# Health Care



## Neptuno (Feb 3, 2009)

Hi new to this site and wondered if anyone can help. my husband pays spanish tax so i went to the local medical centre to put our names down for a doctor but they refused to accept my children until they became residents. I thought that paying tax here covered the whole family.


----------



## chris(madrid) (Mar 23, 2008)

I'd have a chat with the Social Services folk at the town hall. Sounds a bit odd - and maybe they're not registered as dependants. Are they NOT resident? Anyway up Social Services!


----------



## Neptuno (Feb 3, 2009)

chris(madrid) said:


> I'd have a chat with the Social Services folk at the town hall. Sounds a bit odd - and maybe they're not registered as dependants. Are they NOT resident? Anyway up Social Services!

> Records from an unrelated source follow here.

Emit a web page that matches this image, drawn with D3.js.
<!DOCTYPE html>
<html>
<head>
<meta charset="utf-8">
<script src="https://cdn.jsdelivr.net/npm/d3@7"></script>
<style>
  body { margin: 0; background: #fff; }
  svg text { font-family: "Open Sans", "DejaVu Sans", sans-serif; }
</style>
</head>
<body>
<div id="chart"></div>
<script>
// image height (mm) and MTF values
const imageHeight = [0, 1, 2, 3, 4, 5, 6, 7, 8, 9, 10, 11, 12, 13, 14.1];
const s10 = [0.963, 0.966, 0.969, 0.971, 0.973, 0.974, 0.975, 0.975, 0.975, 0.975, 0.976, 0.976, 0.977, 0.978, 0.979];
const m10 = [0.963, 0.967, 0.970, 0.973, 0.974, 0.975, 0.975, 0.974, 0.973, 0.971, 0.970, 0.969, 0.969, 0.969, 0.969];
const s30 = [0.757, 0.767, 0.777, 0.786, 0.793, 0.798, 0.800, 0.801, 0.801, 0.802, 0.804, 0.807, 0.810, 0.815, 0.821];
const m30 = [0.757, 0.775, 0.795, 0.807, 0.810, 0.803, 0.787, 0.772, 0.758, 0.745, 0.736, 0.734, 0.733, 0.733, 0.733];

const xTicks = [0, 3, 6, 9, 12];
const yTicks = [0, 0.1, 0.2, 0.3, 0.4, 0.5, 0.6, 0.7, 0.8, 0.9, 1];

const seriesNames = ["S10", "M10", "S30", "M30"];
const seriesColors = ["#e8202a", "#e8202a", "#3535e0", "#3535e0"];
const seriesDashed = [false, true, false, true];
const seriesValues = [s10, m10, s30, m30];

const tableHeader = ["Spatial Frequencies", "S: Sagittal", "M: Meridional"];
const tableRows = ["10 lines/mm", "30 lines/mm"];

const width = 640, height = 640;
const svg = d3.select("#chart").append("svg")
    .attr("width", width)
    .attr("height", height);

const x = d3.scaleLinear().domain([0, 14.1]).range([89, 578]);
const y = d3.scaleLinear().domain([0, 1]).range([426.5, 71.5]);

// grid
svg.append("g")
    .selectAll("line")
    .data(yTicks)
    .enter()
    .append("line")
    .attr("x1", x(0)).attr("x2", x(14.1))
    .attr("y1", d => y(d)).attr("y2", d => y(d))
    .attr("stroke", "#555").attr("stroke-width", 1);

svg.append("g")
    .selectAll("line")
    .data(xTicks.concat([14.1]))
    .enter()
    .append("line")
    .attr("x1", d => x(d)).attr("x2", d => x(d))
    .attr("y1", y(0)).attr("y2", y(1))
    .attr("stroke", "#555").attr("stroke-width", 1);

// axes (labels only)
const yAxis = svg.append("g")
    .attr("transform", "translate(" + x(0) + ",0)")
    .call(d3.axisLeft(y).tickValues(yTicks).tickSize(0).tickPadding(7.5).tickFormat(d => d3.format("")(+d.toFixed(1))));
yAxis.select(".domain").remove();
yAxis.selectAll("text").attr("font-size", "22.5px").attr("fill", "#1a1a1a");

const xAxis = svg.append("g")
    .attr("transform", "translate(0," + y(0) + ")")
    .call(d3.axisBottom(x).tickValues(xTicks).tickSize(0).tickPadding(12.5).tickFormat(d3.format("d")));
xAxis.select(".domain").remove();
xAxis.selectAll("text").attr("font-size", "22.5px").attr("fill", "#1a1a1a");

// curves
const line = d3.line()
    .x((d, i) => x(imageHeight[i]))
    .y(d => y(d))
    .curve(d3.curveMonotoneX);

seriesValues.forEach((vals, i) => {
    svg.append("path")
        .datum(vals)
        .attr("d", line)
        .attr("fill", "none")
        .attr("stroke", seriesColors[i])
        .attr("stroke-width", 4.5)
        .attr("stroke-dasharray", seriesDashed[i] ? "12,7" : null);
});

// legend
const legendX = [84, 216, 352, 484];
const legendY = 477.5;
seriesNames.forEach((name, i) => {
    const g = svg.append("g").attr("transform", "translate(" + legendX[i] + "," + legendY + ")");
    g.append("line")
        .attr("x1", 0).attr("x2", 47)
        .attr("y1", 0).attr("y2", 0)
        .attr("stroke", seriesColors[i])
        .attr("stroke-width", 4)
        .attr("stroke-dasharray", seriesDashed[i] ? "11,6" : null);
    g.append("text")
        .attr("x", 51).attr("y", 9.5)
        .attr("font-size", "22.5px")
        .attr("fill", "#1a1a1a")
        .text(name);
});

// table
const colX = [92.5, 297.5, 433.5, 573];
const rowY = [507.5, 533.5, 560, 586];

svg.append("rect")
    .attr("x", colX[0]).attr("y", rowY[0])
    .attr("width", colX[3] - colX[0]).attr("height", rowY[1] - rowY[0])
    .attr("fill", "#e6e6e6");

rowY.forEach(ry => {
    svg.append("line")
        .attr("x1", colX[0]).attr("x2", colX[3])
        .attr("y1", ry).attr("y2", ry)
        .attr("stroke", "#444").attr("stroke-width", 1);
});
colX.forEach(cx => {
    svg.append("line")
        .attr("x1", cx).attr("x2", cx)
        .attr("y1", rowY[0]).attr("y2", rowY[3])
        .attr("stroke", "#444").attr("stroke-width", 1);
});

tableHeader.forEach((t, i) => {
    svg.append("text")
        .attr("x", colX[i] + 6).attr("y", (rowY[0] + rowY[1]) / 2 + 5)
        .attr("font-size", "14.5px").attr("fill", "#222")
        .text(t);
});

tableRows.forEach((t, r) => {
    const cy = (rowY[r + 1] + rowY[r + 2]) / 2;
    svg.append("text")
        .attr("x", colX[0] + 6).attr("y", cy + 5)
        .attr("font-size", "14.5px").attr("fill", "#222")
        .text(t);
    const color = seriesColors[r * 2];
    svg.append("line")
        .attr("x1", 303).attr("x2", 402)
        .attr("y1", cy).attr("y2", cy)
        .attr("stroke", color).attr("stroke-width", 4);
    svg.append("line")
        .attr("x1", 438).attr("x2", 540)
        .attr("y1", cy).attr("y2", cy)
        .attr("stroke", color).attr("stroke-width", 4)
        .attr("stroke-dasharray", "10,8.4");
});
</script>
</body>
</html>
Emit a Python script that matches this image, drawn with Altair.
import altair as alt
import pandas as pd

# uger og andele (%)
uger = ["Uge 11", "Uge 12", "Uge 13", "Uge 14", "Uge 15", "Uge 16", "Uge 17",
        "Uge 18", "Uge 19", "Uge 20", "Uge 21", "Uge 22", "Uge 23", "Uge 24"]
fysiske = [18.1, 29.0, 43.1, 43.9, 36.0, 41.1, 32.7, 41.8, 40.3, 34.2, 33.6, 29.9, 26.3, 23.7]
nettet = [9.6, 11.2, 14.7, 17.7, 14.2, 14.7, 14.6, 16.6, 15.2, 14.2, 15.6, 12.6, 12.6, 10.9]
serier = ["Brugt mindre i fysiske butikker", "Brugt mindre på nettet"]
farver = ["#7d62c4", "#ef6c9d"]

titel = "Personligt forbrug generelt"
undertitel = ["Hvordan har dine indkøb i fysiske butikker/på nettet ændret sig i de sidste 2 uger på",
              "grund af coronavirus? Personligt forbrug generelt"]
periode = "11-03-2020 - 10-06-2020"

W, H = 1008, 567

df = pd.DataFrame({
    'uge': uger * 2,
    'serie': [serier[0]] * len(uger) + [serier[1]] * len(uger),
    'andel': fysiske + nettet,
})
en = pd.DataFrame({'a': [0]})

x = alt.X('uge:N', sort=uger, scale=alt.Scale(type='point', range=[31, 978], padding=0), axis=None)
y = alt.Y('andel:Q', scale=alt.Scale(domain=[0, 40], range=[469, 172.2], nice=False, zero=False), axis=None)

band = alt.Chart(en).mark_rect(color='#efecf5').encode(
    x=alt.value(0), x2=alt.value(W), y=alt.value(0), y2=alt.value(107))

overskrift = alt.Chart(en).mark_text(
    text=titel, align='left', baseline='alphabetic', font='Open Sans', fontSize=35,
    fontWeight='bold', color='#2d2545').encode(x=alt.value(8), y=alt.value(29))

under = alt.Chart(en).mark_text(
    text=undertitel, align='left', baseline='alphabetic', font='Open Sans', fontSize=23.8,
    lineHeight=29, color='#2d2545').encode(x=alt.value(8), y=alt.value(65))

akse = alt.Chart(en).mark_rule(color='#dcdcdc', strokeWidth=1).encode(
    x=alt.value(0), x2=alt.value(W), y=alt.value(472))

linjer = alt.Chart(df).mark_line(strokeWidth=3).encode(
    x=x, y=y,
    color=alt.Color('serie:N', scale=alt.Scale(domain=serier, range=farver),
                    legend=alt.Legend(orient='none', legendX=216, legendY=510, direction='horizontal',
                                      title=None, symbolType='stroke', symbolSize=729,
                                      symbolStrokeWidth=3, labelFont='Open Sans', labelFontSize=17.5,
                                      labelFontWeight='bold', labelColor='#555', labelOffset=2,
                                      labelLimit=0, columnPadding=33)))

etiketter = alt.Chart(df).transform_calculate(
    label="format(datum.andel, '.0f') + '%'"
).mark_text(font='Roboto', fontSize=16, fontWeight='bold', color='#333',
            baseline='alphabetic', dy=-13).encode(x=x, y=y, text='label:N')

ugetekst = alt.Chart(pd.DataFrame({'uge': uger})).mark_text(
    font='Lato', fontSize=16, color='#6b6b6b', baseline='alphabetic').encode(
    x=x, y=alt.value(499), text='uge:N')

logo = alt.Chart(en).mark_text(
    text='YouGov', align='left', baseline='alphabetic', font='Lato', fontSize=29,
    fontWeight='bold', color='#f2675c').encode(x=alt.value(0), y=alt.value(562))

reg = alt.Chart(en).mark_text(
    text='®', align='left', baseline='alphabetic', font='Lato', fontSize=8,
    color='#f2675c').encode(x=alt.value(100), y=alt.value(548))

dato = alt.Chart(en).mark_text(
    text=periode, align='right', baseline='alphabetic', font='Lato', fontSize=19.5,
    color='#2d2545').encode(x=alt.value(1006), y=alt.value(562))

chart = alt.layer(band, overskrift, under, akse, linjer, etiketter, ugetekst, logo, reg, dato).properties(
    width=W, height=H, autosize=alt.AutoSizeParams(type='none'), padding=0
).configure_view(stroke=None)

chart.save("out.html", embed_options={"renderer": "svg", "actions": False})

thanks for the reply. No we are not residents yet. They both go to the local school and they are on the padron. The medical centre accepted me and my husband but not the children and i need the little ones mmr jab done. Suppose i will have to go and sort out the residents (help)


----------



## chris(madrid) (Mar 23, 2008)

Neptuno said:


> thanks for the reply. No we are not residents yet. They both go to the local school and they are on the padron. The medical centre accepted me and my husband but not the children and i need the little ones mmr jab done. Suppose i will have to go and sort out the residents (help)


See Social services too (you'll need to check with your town hall as to when they're open) - They can often help with this sort of stuff. Surprised they've accepted a spouse and not children.


----------